Your instructions: From the very first line of the data to the line containing "from matplotlib.patches import Rectangle", retype everything exactly, leaving the pictures behind.

Provided material:
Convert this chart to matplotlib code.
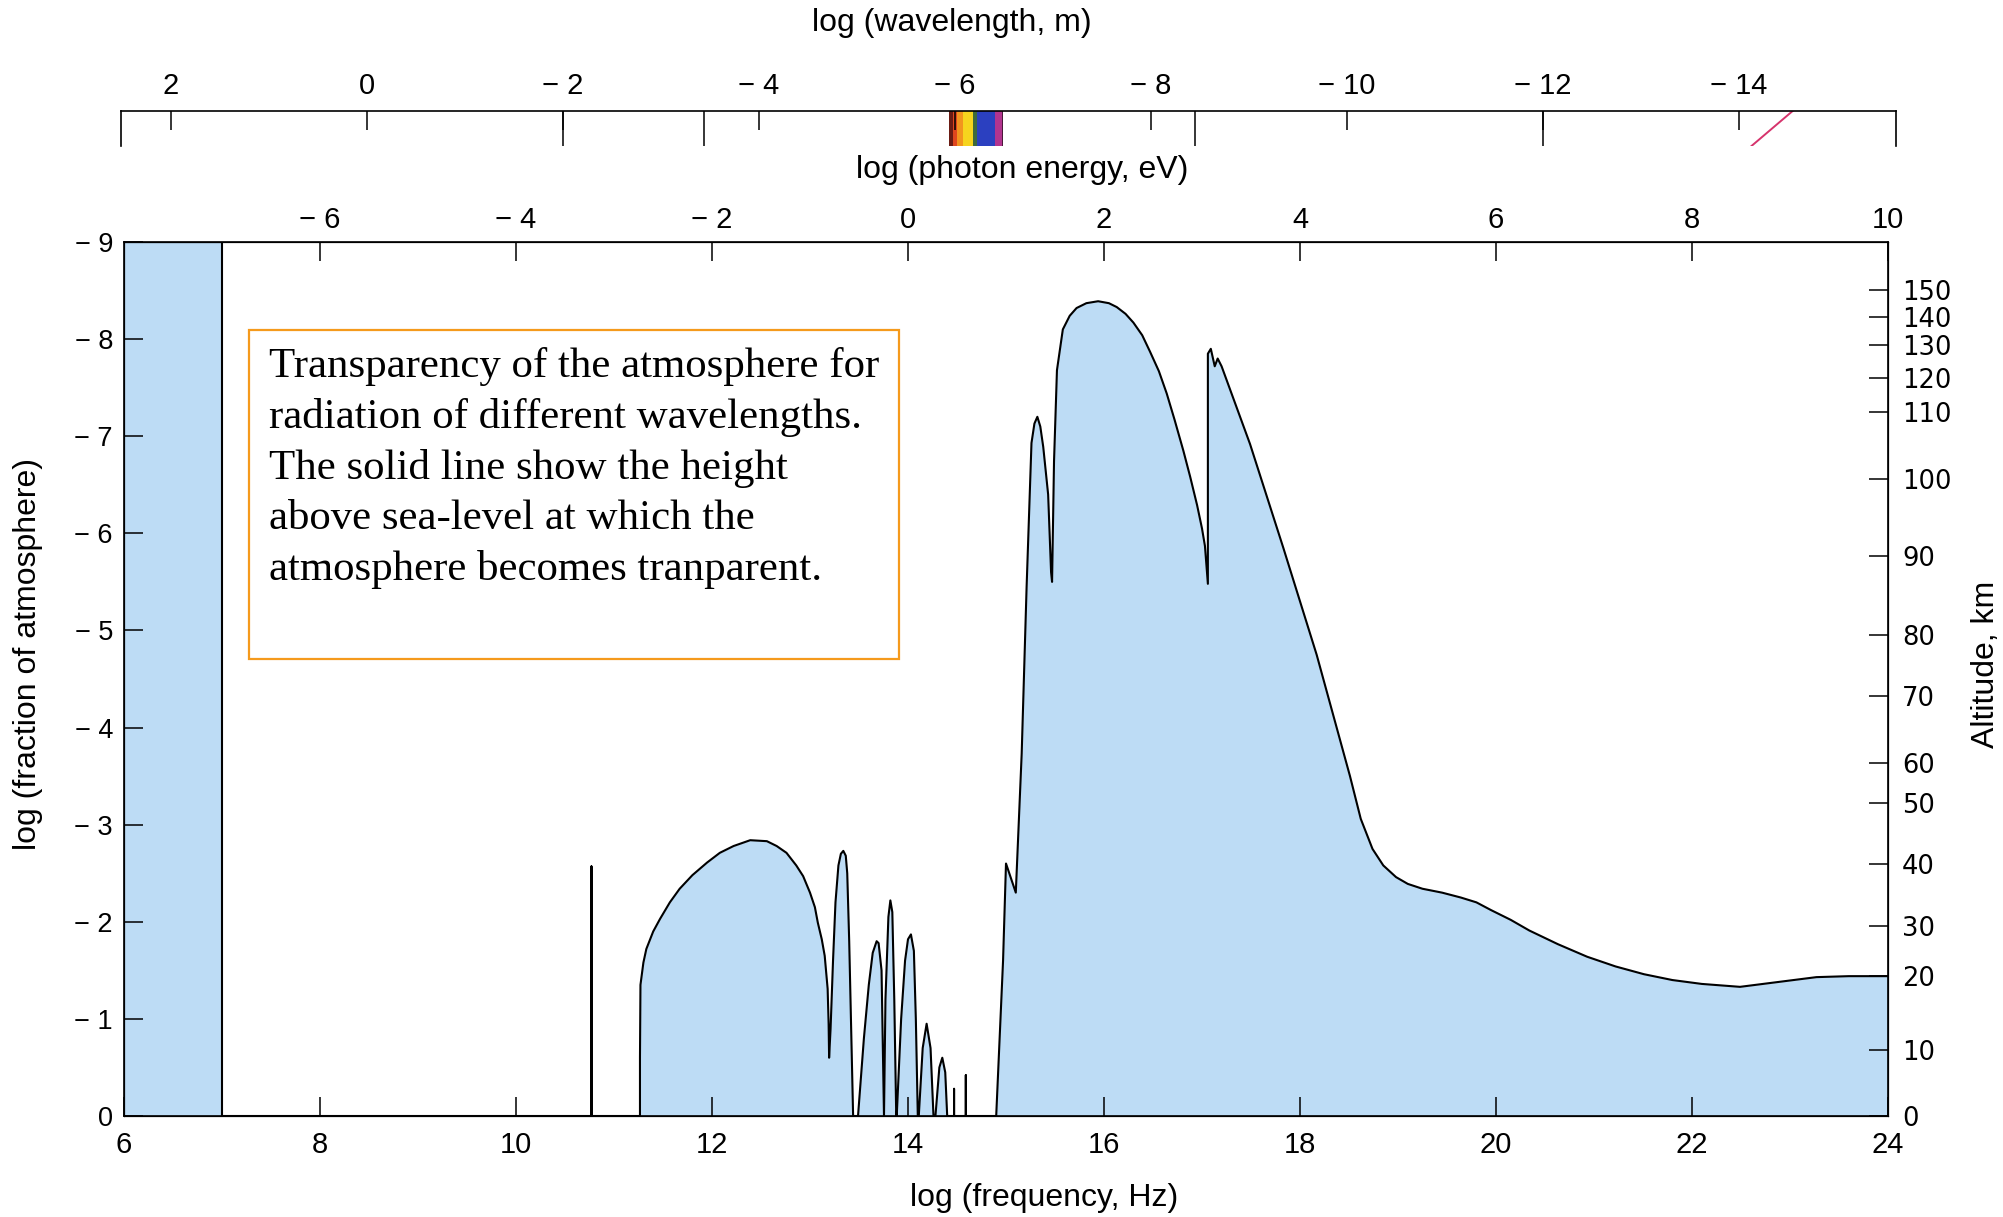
import numpy as np
import matplotlib
matplotlib.use("Agg")
import matplotlib.pyplot as plt
from matplotlib.patches import Rectangle

# --- data ---
# transparency curve: log frequency (Hz) vs log fraction of atmosphere above
FREQ = [6.0, 7.0, 7.0, 10.77, 10.77, 10.77,
        11.265, 11.265, 11.27, 11.30, 11.33, 11.40, 11.47, 11.57, 11.67, 11.80,
        11.95, 12.08, 12.22, 12.39, 12.56, 12.66, 12.76, 12.86, 12.93, 13.00,
        13.05, 13.08, 13.12, 13.15, 13.18, 13.19, 13.195, 13.21, 13.235, 13.26,
        13.29, 13.315, 13.34, 13.365, 13.38, 13.40, 13.42, 13.44,
        13.49, 13.55, 13.60, 13.64, 13.68, 13.70, 13.73, 13.755,
        13.77, 13.80, 13.82, 13.84, 13.86, 13.88,
        13.885, 13.93, 13.97, 14.00, 14.03, 14.06, 14.08, 14.10,
        14.11, 14.15, 14.19, 14.23, 14.26,
        14.28, 14.32, 14.35, 14.38, 14.40,
        14.47, 14.47, 14.47, 14.59, 14.59, 14.59,
        14.90, 14.97, 15.00, 15.05, 15.10, 15.16, 15.21, 15.26, 15.29, 15.32,
        15.35, 15.38, 15.43, 15.46, 15.47, 15.49, 15.52, 15.58, 15.65, 15.72,
        15.82, 15.94, 16.05, 16.13, 16.22, 16.30, 16.39, 16.47, 16.56, 16.64,
        16.72, 16.81, 16.88, 16.95, 17.00, 17.03, 17.06, 17.06, 17.09, 17.13,
        17.16, 17.20, 17.49, 17.83, 18.17, 18.51, 18.62, 18.74, 18.85, 18.98,
        19.10, 19.25, 19.45, 19.64, 19.80, 19.95, 20.15, 20.34, 20.63, 20.93,
        21.22, 21.51, 21.80, 22.10, 22.49, 22.88, 23.27, 23.60, 24.0]
LOGFRAC = [-9.0, -9.0, 0.0, 0.0, -2.57, 0.0,
           0.0, -0.6, -1.35, -1.58, -1.72, -1.90, -2.03, -2.20, -2.34, -2.48,
           -2.61, -2.71, -2.78, -2.84, -2.83, -2.78, -2.71, -2.58, -2.47, -2.30,
           -2.15, -1.99, -1.82, -1.65, -1.31, -0.95, -0.6, -0.9, -1.6, -2.2,
           -2.58, -2.70, -2.73, -2.68, -2.5, -1.8, -0.9, 0.0,
           0.0, -0.8, -1.35, -1.68, -1.80, -1.78, -1.5, 0.0,
           -1.2, -2.05, -2.22, -2.1, -1.2, 0.0,
           0.0, -1.0, -1.6, -1.82, -1.87, -1.7, -1.0, 0.0,
           0.0, -0.7, -0.95, -0.7, 0.0,
           0.0, -0.5, -0.6, -0.45, 0.0,
           0.0, -0.28, 0.0, 0.0, -0.42, 0.0,
           0.0, -1.6, -2.6, -2.45, -2.3, -3.73, -5.44, -6.93, -7.13, -7.2,
           -7.1, -6.89, -6.4, -5.6, -5.5, -6.74, -7.68, -8.10, -8.24, -8.32,
           -8.37, -8.39, -8.37, -8.33, -8.26, -8.17, -8.04, -7.87, -7.67, -7.44,
           -7.17, -6.85, -6.58, -6.29, -6.05, -5.87, -5.48, -7.85, -7.9, -7.72,
           -7.80, -7.72, -6.92, -5.85, -4.75, -3.5, -3.06, -2.75, -2.58, -2.46,
           -2.39, -2.34, -2.30, -2.25, -2.2, -2.12, -2.02, -1.91, -1.77, -1.64,
           -1.54, -1.46, -1.40, -1.36, -1.33, -1.38, -1.43, -1.44, -1.44]

FREQ_TICKS = [6, 8, 10, 12, 14, 16, 18, 20, 22, 24]
FRAC_TICKS = [0, -1, -2, -3, -4, -5, -6, -7, -8, -9]
ENERGY_TICKS = [-6, -4, -2, 0, 2, 4, 6, 8, 10]
ENERGY_OFFSET = 14  # log E(eV) as drawn = log f - 14

ALT_KM = [0, 10, 20, 30, 40, 50, 60, 70, 80, 90, 100, 110, 120, 130, 140, 150]
ALT_POS = [0.0, 0.68, 1.44, 1.96, 2.59, 3.22, 3.64, 4.32, 4.95, 5.77, 6.56,
           7.25, 7.60, 7.94, 8.23, 8.51]

LOG_C = 8.477  # log wavelength = LOG_C - log f
WAVE_TICKS = [2, 0, -2, -4, -6, -8, -10, -12, -14]
WAVE_LONG_TICKS = [-2, -3.44, -8.45, -12]
RAINBOW_EDGES = [-5.944, -5.985, -6.020, -6.087, -6.183, -6.224, -6.411, -6.479, -6.495]
RAINBOW_COLORS = ['#6b1c14', '#e0461e', '#f2941e', '#f6d41e', '#3e6a3c',
                  '#2b40c0', '#b2348f', '#4a1a3a']
PINK_LINE = [-14.13, -14.55]

NOTE = ("Transparency of the atmosphere for\n"
        "radiation of different wavelengths.\n"
        "The solid line show the height\n"
        "above sea-level at which the\n"
        "atmosphere becomes tranparent.")

FILL = '#bddcf5'
SANS_N = ['Liberation Sans Narrow', 'Liberation Sans', 'DejaVu Sans']
SANS = ['Liberation Sans', 'DejaVu Sans']
SANS_W = ['DejaVu Sans']


def lab(v):
    # scanned labels put a gap between the minus sign and the digits
    return '\u2212 ' + str(-v) if v < 0 else str(v)


W, H = 2003, 1217
fig = plt.figure(figsize=(W / 100, H / 100), dpi=100)

def fx(px):
    return px / W

def fy(py):
    return 1 - py / H

# main axes (pixel box 124..1888 x 242..1116)
ax = fig.add_axes([fx(124), fy(1116), fx(1888 - 124), (1116 - 242) / H])
ax.fill_between(FREQ, LOGFRAC, 0, color=FILL, linewidth=0)
ax.plot(FREQ, LOGFRAC, color='black', lw=1.5, solid_joinstyle='round')
ax.set_xlim(6, 24)
ax.set_ylim(0, -9)
for s in ax.spines.values():
    s.set_linewidth(1.2)

ax.set_xticks(FREQ_TICKS)
ax.set_xticklabels([lab(t) for t in FREQ_TICKS], family=SANS, fontsize=21)
ax.set_yticks(FRAC_TICKS)
ax.set_yticklabels([lab(t) for t in FRAC_TICKS], family=SANS, fontsize=19.5)
ax.tick_params(axis='x', direction='in', length=14, width=1.1, pad=11)
ax.tick_params(axis='y', direction='in', length=14, width=1.1, pad=8)

# photon energy axis on top
ax_e = ax.twiny()
ax_e.set_xlim(6 - ENERGY_OFFSET, 24 - ENERGY_OFFSET)
ax_e.set_xticks(ENERGY_TICKS)
ax_e.set_xticklabels([lab(t) for t in ENERGY_TICKS], family=SANS, fontsize=21)
ax_e.tick_params(axis='x', direction='in', length=14, width=1.1, pad=6)

# altitude axis on the right
ax_r = ax.twinx()
ax_r.set_ylim(0, 9)
ax_r.set_yticks(ALT_POS)
ax_r.set_yticklabels([str(a) for a in ALT_KM], family=SANS_W, fontsize=18.5)
ax_r.tick_params(axis='y', direction='in', length=14, width=1.1, pad=10)

# wavelength strip
wl_left = LOG_C - (6 - 3 / 98)
wl_right = LOG_C - (24 + 8 / 98)
ax_w = fig.add_axes([fx(121), fy(146), fx(1896 - 121), (146 - 111) / H])
ax_w.set_xlim(wl_left, wl_right)
ax_w.set_ylim(0, 1)
ax_w.spines['bottom'].set_visible(False)
for s in ['top', 'left', 'right']:
    ax_w.spines[s].set_linewidth(1.2)
ax_w.set_yticks([])
ax_w.xaxis.set_ticks_position('top')
ax_w.set_xticks(WAVE_TICKS)
ax_w.set_xticklabels([lab(t) for t in WAVE_TICKS], family=SANS, fontsize=21)
ax_w.tick_params(axis='x', direction='in', length=14, width=1.1, pad=8)
ax_w.vlines(WAVE_LONG_TICKS, 0, 1, color='black', lw=1.1)
for i, c in enumerate(RAINBOW_COLORS):
    ax_w.axvspan(RAINBOW_EDGES[i], RAINBOW_EDGES[i + 1], color=c, lw=0)
ax_w.plot(PINK_LINE, [0, 1], color='#d6336c', lw=1.4)

# axis titles
fig.text(fx(952), fy(23), 'log (wavelength, m)', family=SANS_N, fontsize=23,
         ha='center', va='center')
fig.text(fx(1022), fy(170), 'log (photon energy, eV)', family=SANS_N, fontsize=23,
         ha='center', va='center')
fig.text(fx(1044), fy(1198), 'log (frequency, Hz)', family=SANS_N, fontsize=23,
         ha='center', va='center')
fig.text(fx(28), fy(654), 'log (fraction of atmosphere)', family=SANS_N,
         fontsize=23, ha='center', va='center', rotation=90)
fig.text(fx(1986), fy(664), 'Altitude, km', family=SANS_N, fontsize=23,
         ha='center', va='center', rotation=90)

# note box
fig.patches.append(Rectangle((fx(249), fy(659)), fx(899 - 249), (659 - 330) / H,
                             transform=fig.transFigure, fill=False,
                             edgecolor='#f59a1c', lw=1.6))
fig.text(fx(269), fy(347), NOTE, family=['Liberation Serif', 'DejaVu Serif'],
         fontsize=30.9, ha='left', va='top', linespacing=1.40)

fig.savefig('out.png', dpi=100)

Task output:
Convert this chart to matplotlib code.
import numpy as np
import matplotlib
matplotlib.use("Agg")
import matplotlib.pyplot as plt
from matplotlib.patches import Rectangle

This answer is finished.